Despite traffic stops being some of the most abusive and least transparent encounters, those protections were also taken out of the bill. The well-documented extreme escalations during these stops, like the killing of Philando Castile, and countless other examples of abuse – like racial and other discriminatory profiling, anti-LGBT abuse and sexual harassment/abuse – make it shocking that this category of encounters could be entirely eliminated.

The loophole that removes protections for crime victims and witnesses, just weeks after NYPD officers reportedly intimidated a Brooklyn 18-year-old who was raped by their NYPD colleagues, is also shockingly inexplicable.

The final nail in the coffin is that this version contains a loophole so broad that it has gutted half of the bill’s purpose by swallowing the rule requiring officers to explain the reasons for any interactions. Despite the bill originating from New Yorkers not knowing why officers were stopping or harassing them in their communities, outside homes, or even inside their own apartment buildings, this new version of the bill ensures that officers will never have to provide an explanation for any encounters.

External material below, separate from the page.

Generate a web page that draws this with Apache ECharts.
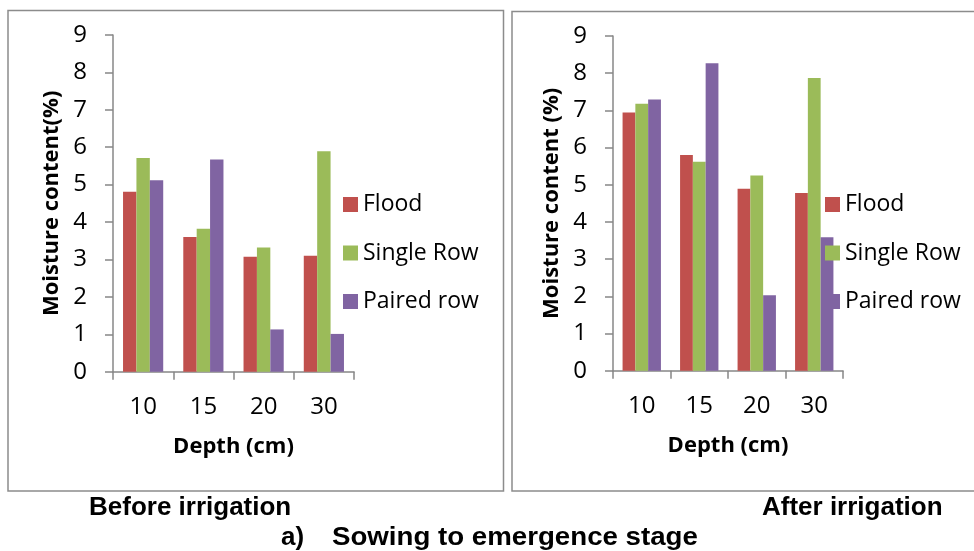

Intro 182-D is not a compromise bill and it does not represent progress – it’s an NYPD attempt to undermine an effort to advance police accountability and transparency. It will be counterproductive, giving only the political illusion that transparency has been progressed, when in reality, hundreds of thousands, if not millions of low-level non-emergency policing encounters will be left shrouded in secrecy. The lack of transparency in these hundreds of thousands of encounters will leave the public, advocates and elected officials with no substantive case to make about the need to return to this issue, as those encounters are not recorded or reported (like reasonable suspicion stops) – they basically do not exist in record. This will make it nearly impossible to return to the glaring problems with this legislation and undo them, as political will on the issue also disappears. The City Council should vote against Intro 182-D and in support of Intro 541-C.